The project
Krinos investigates a specific thesis: neurodevelopmental disorders are circuit phenomena, and circuit phenomena can be corrected — not merely compensated for — when attacked with the right tools, within the right window.
The current clinical paradigm accepts atypical routing as given and trains the patient to live around it. Years of behavioral therapy. Medication for symptoms. Environmental accommodation. None of it acts on the circuit itself.
The neuroscience of critical periods, precision neuromodulation and AI applied to neural data are converging, in this decade, to make viable what was impractical until recently: to intervene on the circuit itself, within the developmental window when it can still be remodeled.

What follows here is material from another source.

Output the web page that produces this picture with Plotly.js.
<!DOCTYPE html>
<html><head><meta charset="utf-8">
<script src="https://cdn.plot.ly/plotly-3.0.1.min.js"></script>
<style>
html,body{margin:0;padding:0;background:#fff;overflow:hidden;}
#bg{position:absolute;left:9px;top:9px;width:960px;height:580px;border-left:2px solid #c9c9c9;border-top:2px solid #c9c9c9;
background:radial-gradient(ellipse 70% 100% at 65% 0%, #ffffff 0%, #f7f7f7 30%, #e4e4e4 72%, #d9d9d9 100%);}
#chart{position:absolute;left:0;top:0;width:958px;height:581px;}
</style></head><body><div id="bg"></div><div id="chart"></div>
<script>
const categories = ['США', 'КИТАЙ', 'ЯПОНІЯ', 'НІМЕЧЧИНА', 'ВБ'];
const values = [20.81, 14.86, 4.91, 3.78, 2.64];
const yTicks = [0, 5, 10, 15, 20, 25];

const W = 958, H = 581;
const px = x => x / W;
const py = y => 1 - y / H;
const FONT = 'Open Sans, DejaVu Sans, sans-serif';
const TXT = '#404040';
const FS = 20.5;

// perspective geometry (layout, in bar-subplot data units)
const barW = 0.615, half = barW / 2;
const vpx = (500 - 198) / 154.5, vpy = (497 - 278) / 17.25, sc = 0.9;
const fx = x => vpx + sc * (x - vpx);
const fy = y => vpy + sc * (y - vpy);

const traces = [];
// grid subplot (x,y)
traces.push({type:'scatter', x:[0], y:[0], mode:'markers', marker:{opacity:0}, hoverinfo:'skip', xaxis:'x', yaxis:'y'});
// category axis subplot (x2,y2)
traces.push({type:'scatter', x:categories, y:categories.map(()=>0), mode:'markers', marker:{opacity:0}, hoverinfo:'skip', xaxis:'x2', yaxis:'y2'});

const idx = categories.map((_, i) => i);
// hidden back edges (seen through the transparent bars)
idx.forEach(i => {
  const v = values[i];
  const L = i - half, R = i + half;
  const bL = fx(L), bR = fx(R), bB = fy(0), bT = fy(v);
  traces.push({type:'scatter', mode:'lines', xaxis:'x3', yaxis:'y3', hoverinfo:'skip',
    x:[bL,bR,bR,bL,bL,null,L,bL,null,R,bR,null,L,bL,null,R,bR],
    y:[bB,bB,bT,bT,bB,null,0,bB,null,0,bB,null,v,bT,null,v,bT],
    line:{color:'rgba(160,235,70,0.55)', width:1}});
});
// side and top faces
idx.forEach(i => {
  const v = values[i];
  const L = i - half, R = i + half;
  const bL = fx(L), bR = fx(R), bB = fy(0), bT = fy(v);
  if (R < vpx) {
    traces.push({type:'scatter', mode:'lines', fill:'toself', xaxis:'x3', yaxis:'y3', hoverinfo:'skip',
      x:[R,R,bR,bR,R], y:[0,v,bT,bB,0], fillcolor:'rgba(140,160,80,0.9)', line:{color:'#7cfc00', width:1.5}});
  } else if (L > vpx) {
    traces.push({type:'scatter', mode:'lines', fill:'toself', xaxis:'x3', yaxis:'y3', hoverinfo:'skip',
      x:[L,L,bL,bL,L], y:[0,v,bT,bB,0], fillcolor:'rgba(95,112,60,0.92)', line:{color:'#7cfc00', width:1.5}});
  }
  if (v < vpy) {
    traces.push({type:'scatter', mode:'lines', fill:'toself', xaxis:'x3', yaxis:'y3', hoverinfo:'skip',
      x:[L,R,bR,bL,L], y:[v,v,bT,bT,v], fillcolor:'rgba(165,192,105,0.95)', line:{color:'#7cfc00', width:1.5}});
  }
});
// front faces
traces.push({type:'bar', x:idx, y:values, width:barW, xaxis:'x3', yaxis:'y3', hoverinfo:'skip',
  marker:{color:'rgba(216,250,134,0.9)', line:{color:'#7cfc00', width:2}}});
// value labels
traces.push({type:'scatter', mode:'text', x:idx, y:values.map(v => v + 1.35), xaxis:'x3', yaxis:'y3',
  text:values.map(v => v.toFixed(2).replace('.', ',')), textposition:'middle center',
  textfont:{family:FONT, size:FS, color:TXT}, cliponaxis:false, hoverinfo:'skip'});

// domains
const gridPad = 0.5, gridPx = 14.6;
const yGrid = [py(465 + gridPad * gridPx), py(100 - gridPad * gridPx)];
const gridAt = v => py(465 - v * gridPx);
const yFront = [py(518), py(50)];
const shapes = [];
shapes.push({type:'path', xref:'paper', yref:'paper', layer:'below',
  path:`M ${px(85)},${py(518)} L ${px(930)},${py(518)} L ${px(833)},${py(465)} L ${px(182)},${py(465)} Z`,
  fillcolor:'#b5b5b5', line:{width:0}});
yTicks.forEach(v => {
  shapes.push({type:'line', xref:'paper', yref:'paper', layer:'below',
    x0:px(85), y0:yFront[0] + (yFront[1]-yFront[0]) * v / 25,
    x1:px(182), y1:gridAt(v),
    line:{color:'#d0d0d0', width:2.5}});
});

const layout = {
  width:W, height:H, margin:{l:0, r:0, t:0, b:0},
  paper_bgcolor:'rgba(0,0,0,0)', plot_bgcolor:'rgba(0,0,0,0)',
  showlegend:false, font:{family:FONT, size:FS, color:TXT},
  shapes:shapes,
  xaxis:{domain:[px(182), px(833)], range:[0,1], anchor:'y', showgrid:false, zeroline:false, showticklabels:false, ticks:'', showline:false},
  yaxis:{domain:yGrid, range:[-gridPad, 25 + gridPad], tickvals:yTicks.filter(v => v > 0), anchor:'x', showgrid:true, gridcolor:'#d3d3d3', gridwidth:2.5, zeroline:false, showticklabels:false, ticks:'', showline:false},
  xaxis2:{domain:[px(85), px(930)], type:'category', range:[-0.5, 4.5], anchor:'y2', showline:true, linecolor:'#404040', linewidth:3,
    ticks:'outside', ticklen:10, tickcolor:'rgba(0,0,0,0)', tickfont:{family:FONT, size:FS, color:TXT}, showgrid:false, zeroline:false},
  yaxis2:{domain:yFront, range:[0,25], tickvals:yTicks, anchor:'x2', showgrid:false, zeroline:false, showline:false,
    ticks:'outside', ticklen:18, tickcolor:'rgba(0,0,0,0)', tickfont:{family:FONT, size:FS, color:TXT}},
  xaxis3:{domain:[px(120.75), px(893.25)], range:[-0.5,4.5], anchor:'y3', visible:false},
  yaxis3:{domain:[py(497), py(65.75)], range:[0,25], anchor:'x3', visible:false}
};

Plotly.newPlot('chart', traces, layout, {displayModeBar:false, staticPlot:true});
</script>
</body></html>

The Krinos project exists to study this possibility in depth — map the literature, build the scientific thesis, converse with researchers in the field. The entry point is autism. If the thesis is right, applicability extends to any condition whose substrate is neural development.
Pablo Borges
I'm a biomedical engineer trained at UFU, with over a decade building technology systems and leading engineering organizations. Currently CTO at Open Earth Foundation, Technology Advisor at Hubio Agro, founder of Izzicupo Borges and LKW, and partner at Hamurabi Apps. Postgraduate in Software Engineering and Industry 4.0.
I'm applying to a Master's program and then to a PhD, to formally research the intersection of AI, prediction, neurodevelopment, neurotechnology and brain circuits.

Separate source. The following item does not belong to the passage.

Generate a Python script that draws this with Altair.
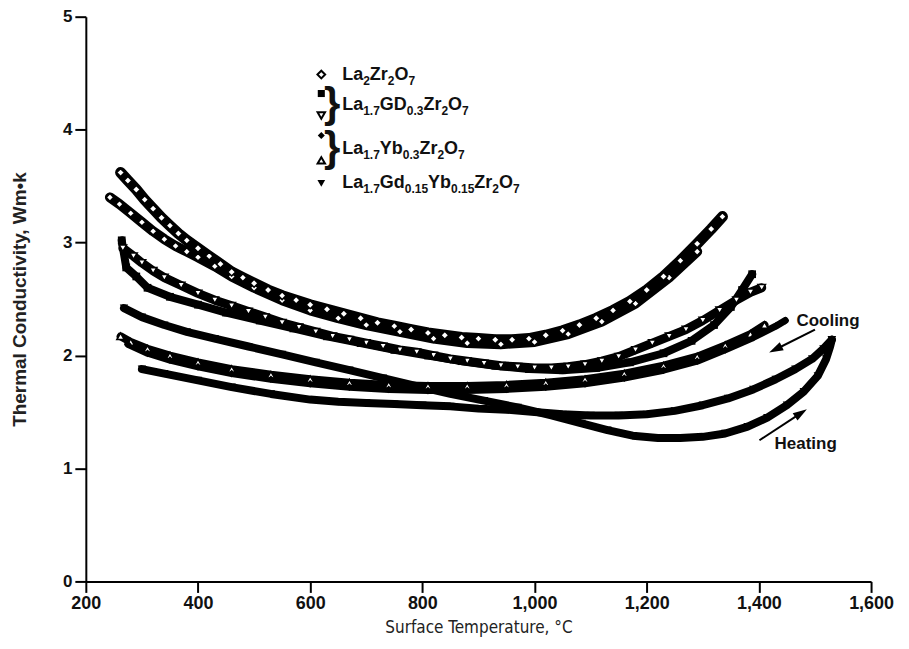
import math
import altair as alt
import pandas as pd

# ---------------- data ----------------
# La2Zr2O7 (open diamonds), two runs
la2_a_T = [262,275,290,305,320,335,350,365,380,400,420,440,460,480,500,525,550,575,600,630,660,690,720,750,780,810,840,870,900,930,960,990,1020,1050,1080,1110,1140,1170,1200,1230,1260,1290,1315,1335]
la2_a_k = [3.62,3.55,3.47,3.38,3.30,3.22,3.15,3.08,3.02,2.95,2.88,2.81,2.74,2.69,2.64,2.58,2.53,2.49,2.45,2.41,2.37,2.33,2.29,2.26,2.23,2.20,2.18,2.16,2.15,2.14,2.14,2.15,2.18,2.22,2.27,2.33,2.40,2.48,2.58,2.70,2.84,2.99,3.12,3.23]
la2_b_T = [243,260,280,300,320,340,360,380,400,430,460,500,550,600,650,700,760,820,880,940,1000,1060,1120,1180,1240,1290]
la2_b_k = [3.40,3.34,3.26,3.18,3.10,3.03,2.97,2.92,2.87,2.79,2.70,2.60,2.49,2.40,2.33,2.27,2.21,2.15,2.11,2.10,2.12,2.19,2.30,2.46,2.69,2.92]

# La1.7Gd0.3Zr2O7: open down-triangles run and filled squares run
gd_open_T = [266,285,300,320,340,370,400,430,460,490,520,550,580,610,640,670,700,730,760,790,820,850,880,910,940,970,1000,1030,1060,1090,1120,1150,1180,1210,1240,1270,1300,1330,1360,1385,1405]
gd_open_k = [2.95,2.88,2.82,2.75,2.69,2.62,2.55,2.49,2.44,2.39,2.34,2.29,2.25,2.21,2.17,2.14,2.11,2.08,2.05,2.03,2.00,1.97,1.95,1.93,1.91,1.90,1.89,1.89,1.90,1.92,1.95,1.99,2.05,2.11,2.17,2.23,2.31,2.40,2.49,2.56,2.60]
gd_fill_T = [264,272,290,310,350,400,450,510,570,630,690,750,810,870,930,990,1050,1110,1170,1230,1280,1320,1350,1370,1388]
gd_fill_k = [3.02,2.78,2.70,2.60,2.52,2.45,2.38,2.31,2.24,2.17,2.11,2.05,2.00,1.95,1.91,1.88,1.87,1.89,1.94,2.02,2.13,2.27,2.43,2.58,2.72]

# La1.7Yb0.3Zr2O7: filled diamonds run and open triangles run
yb_fill_T = [275,310,350,400,460,530,600,670,740,810,880,950,1020,1090,1160,1230,1290,1340,1390,1430,1447]
yb_fill_k = [2.10,2.02,1.96,1.90,1.84,1.79,1.75,1.72,1.70,1.69,1.69,1.70,1.72,1.75,1.80,1.87,1.95,2.05,2.16,2.26,2.31]
yb_open_T = [262,280,310,350,400,460,530,600,670,740,810,880,950,1020,1090,1160,1230,1290,1340,1385,1410]
yb_open_k = [2.17,2.12,2.06,2.00,1.94,1.88,1.83,1.79,1.76,1.74,1.73,1.73,1.74,1.76,1.79,1.84,1.91,1.99,2.09,2.19,2.27]

# La1.7Gd0.15Yb0.15Zr2O7 (filled down-triangles): heating and cooling
gdyb_heat_T = [268,300,340,380,430,490,550,610,670,730,790,850,910,970,1030,1084,1130,1175,1220,1260,1300,1340,1380,1415,1450,1480,1505,1520,1527,1530]
gdyb_heat_k = [2.42,2.34,2.27,2.21,2.15,2.08,2.01,1.94,1.87,1.80,1.73,1.66,1.60,1.54,1.47,1.40,1.34,1.29,1.27,1.27,1.28,1.31,1.37,1.45,1.56,1.68,1.82,1.97,2.08,2.14]
gdyb_cool_T = [1530,1515,1495,1465,1430,1390,1345,1300,1250,1200,1150,1100,1050,1000,950,900,850,800,750,700,650,600,530,460,400,340,300]
gdyb_cool_k = [2.14,2.06,1.97,1.88,1.79,1.70,1.62,1.56,1.51,1.48,1.47,1.47,1.48,1.50,1.52,1.53,1.55,1.56,1.57,1.58,1.59,1.61,1.66,1.72,1.78,1.84,1.88]

x_ticks = [200, 400, 600, 800, 1000, 1200, 1400, 1600]
y_ticks = [0, 1, 2, 3, 4, 5]

ann_text = ["Cooling", "Heating"]
ann_T = [1467, 1428]
ann_k = [2.31, 1.22]
arrow_T0 = [1500, 1401]
arrow_k0 = [2.23, 1.25]
arrow_T1 = [1420, 1484]
arrow_k1 = [2.03, 1.52]

legend_labels = [
    [("La", 0), ("2", 1), ("Zr", 0), ("2", 1), ("O", 0), ("7", 1)],
    [("La", 0), ("1.7", 1), ("GD", 0), ("0.3", 1), ("Zr", 0), ("2", 1), ("O", 0), ("7", 1)],
    [("La", 0), ("1.7", 1), ("Yb", 0), ("0.3", 1), ("Zr", 0), ("2", 1), ("O", 0), ("7", 1)],
    [("La", 0), ("1.7", 1), ("Gd", 0), ("0.15", 1), ("Yb", 0), ("0.15", 1), ("Zr", 0), ("2", 1), ("O", 0), ("7", 1)],
]

# ---------------- layout ----------------
W, H = 787, 566
LEFT, TOP = 86, 16  # plot origin in page pixels
XMIN, XMAX, YMIN, YMAX = 200, 1600, 0, 5
SX = W / (XMAX - XMIN)
SY = H / (YMAX - YMIN)

xscale = alt.Scale(domain=[XMIN, XMAX], nice=False, zero=False)
yscale = alt.Scale(domain=[YMIN, YMAX], nice=False, zero=False)

FONT = "Liberation Sans"
COND = "DejaVu Sans Condensed, Liberation Sans Narrow, Open Sans"

xaxis = alt.Axis(values=x_ticks, format=",d", title="Surface Temperature, °C", grid=False,
                 domainColor="black", domainWidth=2, tickColor="black", tickWidth=2, tickSize=11,
                 labelFont=FONT, labelFontSize=18, labelFontWeight="bold", labelColor="#111111",
                 labelPadding=2, labelFlush=False, labelOverlap=False,
                 titleFont=COND, titleFontSize=17, titleFontWeight="normal", titleColor="#222222",
                 titlePadding=7)
yaxis = alt.Axis(values=y_ticks, format="d", title="Thermal Conductivity, Wm\u2022k", grid=False,
                 domainColor="black", domainWidth=2, tickColor="black", tickWidth=2, tickSize=11,
                 labelFont=FONT, labelFontSize=17, labelFontWeight="bold", labelColor="#111111",
                 labelPadding=3, labelOverlap=False,
                 titleFont=FONT, titleFontSize=19, titleFontWeight="bold", titleColor="#222222",
                 titleX=-66, titleY=H / 2, titleAlign="center", titleBaseline="middle")

X = alt.X("T:Q", scale=xscale, axis=xaxis)
Y = alt.Y("k:Q", scale=yscale, axis=yaxis)

series = [
    (la2_b_T, la2_b_k, "diamond", False, 10, 60),
    (la2_a_T, la2_a_k, "diamond", False, 11, 64),
    (gd_open_T, gd_open_k, "triangle-down", False, 9, 55),
    (gd_fill_T, gd_fill_k, "square", True, 8, 60),
    (yb_open_T, yb_open_k, "triangle-up", False, 8, 55),
    (yb_fill_T, yb_fill_k, "diamond", True, 7, 60),
    (gdyb_heat_T, gdyb_heat_k, "triangle-down", True, 8, 70),
    (gdyb_cool_T, gdyb_cool_k, "triangle-down", True, 8, 70),
]

layers = []
for T, K, shape, filled, lw, size in series:
    df = pd.DataFrame({"T": T, "k": K, "i": list(range(len(T)))})
    layers.append(alt.Chart(df).mark_line(color="black", strokeWidth=lw, strokeJoin="round",
                                          strokeCap="round").encode(x=X, y=Y, order="i:Q"))
for T, K, shape, filled, lw, size in series:
    df = pd.DataFrame({"T": T, "k": K})
    if filled:
        pm = alt.Chart(df).mark_point(shape=shape, filled=True, color="black", size=size, opacity=1)
    else:
        pm = alt.Chart(df).mark_point(shape=shape, filled=True, fill="white", stroke="black",
                                      strokeWidth=1.6, size=size, opacity=1)
    layers.append(pm.encode(x=X, y=Y))

# annotations: Cooling / Heating with arrows
ann_df = pd.DataFrame({"T": ann_T, "k": ann_k, "label": ann_text})
layers.append(alt.Chart(ann_df).mark_text(font=FONT, fontSize=17, fontWeight="bold", align="left",
                                          baseline="middle", color="#111111")
              .encode(x=X, y=Y, text="label:N"))

arr_rows = []
for t0, k0, t1, k1 in zip(arrow_T0, arrow_k0, arrow_T1, arrow_k1):
    dx = (t1 - t0) * SX
    dy = -(k1 - k0) * SY
    L = math.hypot(dx, dy)
    ang = math.degrees(math.atan2(dx, -dy)) % 360
    back = 7.0
    hT = t1 - (dx / L) * back / SX
    hk = k1 + (dy / L) * back / SY
    arr_rows.append({"T": t0, "k": k0, "T2": hT, "k2": hk, "ang": ang})
arr_df = pd.DataFrame(arr_rows)
layers.append(alt.Chart(arr_df).mark_rule(color="black", strokeWidth=2)
              .encode(x=X, y=Y, x2="T2:Q", y2="k2:Q"))
layers.append(alt.Chart(arr_df).mark_point(shape="M0,-1L0.55,0.75L-0.55,0.75Z", filled=True, color="black",
                                           size=260, opacity=1)
              .encode(x=alt.X("T2:Q", scale=xscale, axis=xaxis), y=alt.Y("k2:Q", scale=yscale, axis=yaxis),
                      angle=alt.Angle("ang:Q", scale=None)))

# ---------------- in-plot legend ----------------
one = pd.DataFrame({"d": [0]})
CW = {"L": .611, "a": .556, "Z": .611, "r": .389, "O": .778, "G": .778, "D": .722, "Y": .667,
      "b": .611, "d": .611, ".": .278}


def sym(xp, yp, shape, filled, size):
    if filled:
        m = alt.Chart(one).mark_point(shape=shape, filled=True, color="black", size=size, opacity=1)
    else:
        m = alt.Chart(one).mark_point(shape=shape, filled=True, fill="white", stroke="black",
                                      strokeWidth=2, size=size, opacity=1)
    return m.encode(x=alt.value(xp - LEFT), y=alt.value(yp - TOP))


def label(parts, x0, yb):
    out = []
    x = x0
    for txt, sub in parts:
        fs = 12 if sub else 18
        yy = yb + 5 if sub else yb
        out.append(alt.Chart(one).mark_text(text=txt, font=FONT, fontSize=fs, fontWeight="bold",
                                            align="left", baseline="alphabetic", color="#111111")
                   .encode(x=alt.value(x - LEFT), y=alt.value(yy - TOP)))
        x += sum(CW.get(c, 0.556) for c in txt) * fs
    return out


def brace(xp, yc):
    return alt.Chart(one).mark_text(text="}", font=FONT, fontSize=42, fontWeight="bold",
                                    align="center", baseline="middle", color="#111111") \
        .encode(x=alt.value(xp - LEFT), y=alt.value(yc - TOP))


layers += [
    sym(322, 74, "diamond", False, 60),
    sym(322, 93, "square", True, 50),
    sym(322, 115, "triangle-down", False, 55),
    sym(322, 135, "diamond", True, 50),
    sym(322, 160, "triangle-up", False, 55),
    sym(322, 183, "triangle-down", True, 60),
    brace(333, 104),
    brace(333, 148),
]
for parts, yb in zip(legend_labels, [79, 110, 154, 188]):
    layers += label(parts, 343, yb)

chart = alt.layer(*layers).properties(
    width=W, height=H,
    autosize=alt.AutoSizeParams(type="none"),
    padding={"left": LEFT - 8, "top": TOP - 8, "right": 30, "bottom": 58},
    background="white",
).configure_view(stroke=None)

chart.save("out.html", embed_options={"renderer": "svg", "actions": False})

As the father of an autistic child, the subject interests me not only academically and professionally, but personally. The question Krinos pursues has, for me, a concrete recipient.
The posture
This is a project about intervention in circuits. It is not about judgment of people.
Autistic children, adolescents and adults are whole people, with whole dignity, entirely independent of the state of their neural circuits. Krinos exists to serve these people and their families — not to judge them, classify them, or redefine them.
Some families look at their autistic child and say: he is who he is, this is a way of being, and we don't want to change anything. That position is fully respected. There is nothing in Krinos to offer to those who don't want it.
Other families — and there are autistic adults — live with real difficulties that limit what they can do, and who seek real relief. It is for these people that Krinos pursues the scientific understanding that can open the way to real correction of the circuits — not just compensation of symptoms.
The choice always remains with the person, the family, the physician. Krinos exists so that this choice can be informed by solid science.